• **Objective**
Reproduce the material below line by line, beginning with its first line and ending with the line that contains "days = [0, 1, 3, 5, 7, 14, 28]"; leave out pictures.

• **Given information**
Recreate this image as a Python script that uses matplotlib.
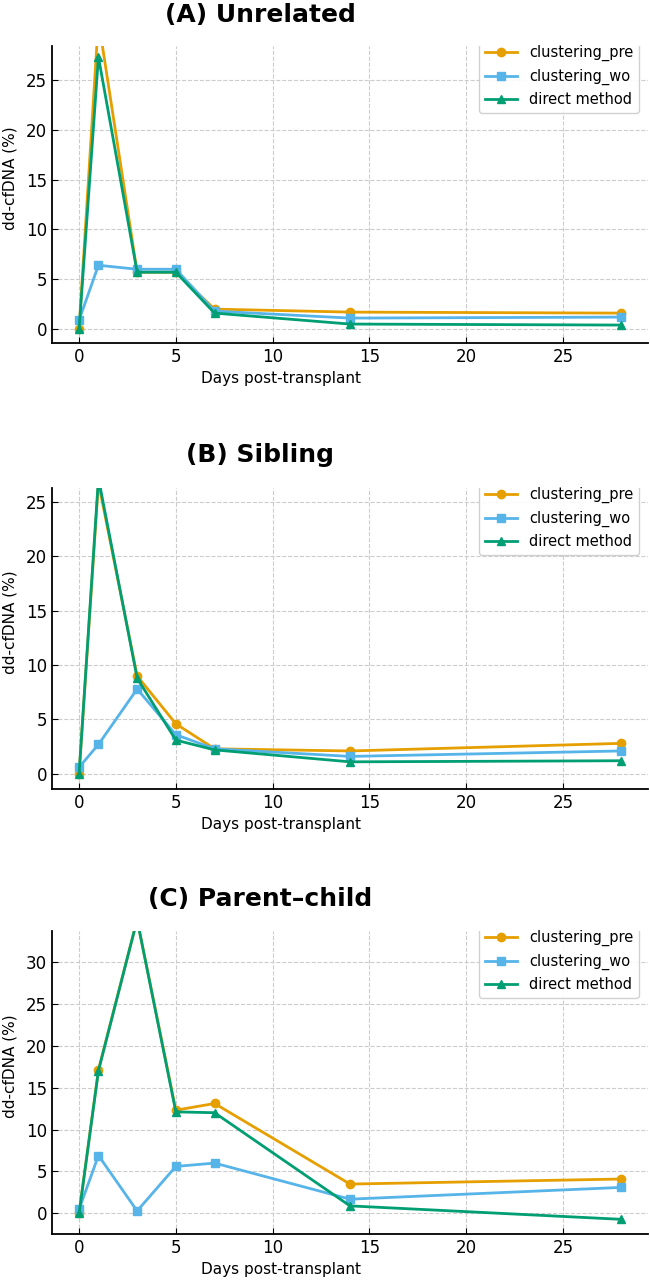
import numpy as np
import matplotlib.pyplot as plt

days = [0, 1, 3, 5, 7, 14, 28]

# (A) Unrelated
a_pre = [0.0, 31.0, 5.7, 5.7, 2.0, 1.7, 1.6]
a_wo = [0.9, 6.4, 6.0, 6.0, 1.8, 1.1, 1.2]
a_direct = [0.0, 27.3, 5.7, 5.7, 1.6, 0.5, 0.4]

# (B) Sibling
b_pre = [0.0, 26.8, 9.0, 4.6, 2.3, 2.1, 2.8]
b_wo = [0.6, 2.7, 7.8, 3.6, 2.3, 1.6, 2.1]
b_direct = [0.0, 27.2, 8.8, 3.1, 2.2, 1.1, 1.2]

# (C) Parent-child
c_pre = [0.0, 17.1, 35.0, 12.3, 13.1, 3.5, 4.1]
c_wo = [0.5, 6.9, 0.3, 5.6, 6.0, 1.7, 3.1]
c_direct = [0.0, 17.0, 35.0, 12.1, 12.0, 0.9, -0.7]

titles = ["(A) Unrelated", "(B) Sibling", "(C) Parent\u2013child"]
ylims = [(-1.4, 28.4), (-1.4, 26.3), (-2.45, 33.65)]
series = [(a_pre, a_wo, a_direct), (b_pre, b_wo, b_direct), (c_pre, c_wo, c_direct)]
names = ["clustering_pre", "clustering_wo", "direct method"]
colors = ["#E69F00", "#56B4E9", "#009E73"]
markers = ["o", "s", "^"]

# posiciones de los ejes en pixeles (top, bottom)
W, H = 650, 1281
boxes = [(46, 343), (488, 789), (931, 1234)]
title_y = [15, 455, 899]

fig = plt.figure(figsize=(W / 100, H / 100), dpi=100)

for k in range(3):
    top, bot = boxes[k]
    hpx = bot - top
    ax = fig.add_axes([52 / W, 1 - bot / H, 596 / W, hpx / H])
    for vals, name, c, m in zip(series[k], names, colors, markers):
        ax.plot(days, vals, color=c, marker=m, lw=2.0, ms=6, label=name)
    ax.set_xlim(-1.4, 29.4)
    ax.set_ylim(*ylims[k])
    ax.set_xticks([0, 5, 10, 15, 20, 25])
    ax.grid(True, ls="--", color="#cccccc", lw=0.8)
    ax.set_axisbelow(True)
    for s in ["top", "right"]:
        ax.spines[s].set_visible(False)
    ax.spines["left"].set_linewidth(1.3)
    ax.spines["bottom"].set_linewidth(1.3)
    ax.tick_params(direction="in", length=4, labelsize=12)
    ax.set_xlabel("Days post-transplant", fontsize=11)
    ax.set_ylabel("dd-cfDNA (%)", fontsize=11)
    ax.xaxis.set_label_coords(0.384, -28 / hpx)
    ax.yaxis.set_label_coords(-34 / 596, 0.555)
    leg = ax.legend(loc="upper right", bbox_to_anchor=(0.997, 1.0 + 14 / hpx), fontsize=10.5,
                    framealpha=0.9, edgecolor="#cccccc", handlelength=2.2)
    leg.legendPatch.set_clip_box(ax.bbox)
    fig.text(260 / W, 1 - title_y[k] / H, titles[k], fontsize=18, fontweight="bold",
             ha="center", va="center")

fig.savefig("out.png", dpi=100)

• **Solution to this task**
Recreate this image as a Python script that uses matplotlib.
import numpy as np
import matplotlib.pyplot as plt

days = [0, 1, 3, 5, 7, 14, 28]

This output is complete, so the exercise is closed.